O impulso fundamental de Canto em Trancoso:

“Em 2015 soube por um colega que aconteceria, dentro de poucos meses, a primeira edição da academia Canto em Trancoso e que em apenas dois dias as inscrições estariam encerradas. Por ter nascido em Brasília, nunca tinha ouvido falar do Mozarteum. Resolvi tentar, gravei tudo nesses dois dias e, para minha surpresa, fui selecionado. No meu primeiro dia no Canto em Trancoso a pressão foi imensa. Havia excelentes cantores de todo o mundo, 50 por cento do coro brasileiro era de São Paulo e eu e o colega que me falou sobre a academia éramos os únicos de Brasília. Logo comecei a conhecer todos e vi que tudo era muito mais simples e amigável do que eu imaginava. No Canto em Trancoso tive minha primeira grande experiência musical, conheci cantores do mundo inteiro, conheci cantores incríveis do Brasil e vi que tudo era muito maior do que o meu pequeno mundo do canto em Brasília. Canto em Trancoso foi minha primeira experiência cantando em coral na minha vida, menos de dois anos depois de ter começado a estudar canto. Como era a primeira vez que eu cantava em um coral, foi tudo muito difícil para mim, mas quando estava nas aulas da professora Lucia Duchonová eu me sentia extremamente à vontade e podia mostrar tudo o que tinha aprendido até aquele momento, além de meu amor pelo canto.

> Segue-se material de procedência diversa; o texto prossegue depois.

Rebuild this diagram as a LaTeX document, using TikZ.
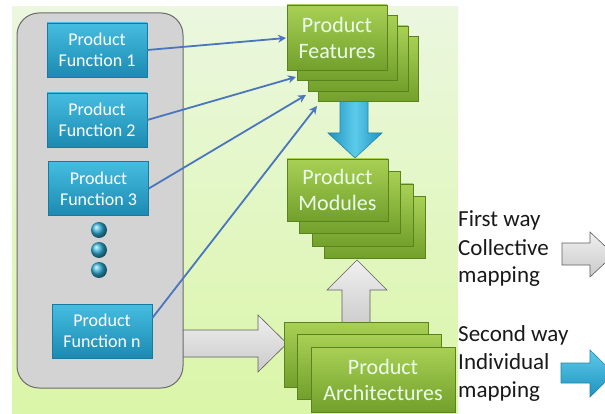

Depois do concerto final veio a minha surpresa: fui um dos selecionados para a bolsa que me levaria à Alemanha em 2016, para participar da Chorakademie Lübeck. Eu simplesmente não conseguia acreditar que tinha sido escolhido entre tantos colegas incríveis. Posso dizer que aquela noite foi um dos momentos mais felizes de minha vida. Acho que iniciativas como Canto em Trancoso não podem faltar. Academias como esta mostram, especialmente para cantores que não moram em São Paulo, quão grande é o mundo da música no Brasil e o quanto é possível seguir uma carreira como cantor, mesmo tendo nascido em um país que dá tão pouco apoio a seus musicistas e artistas.”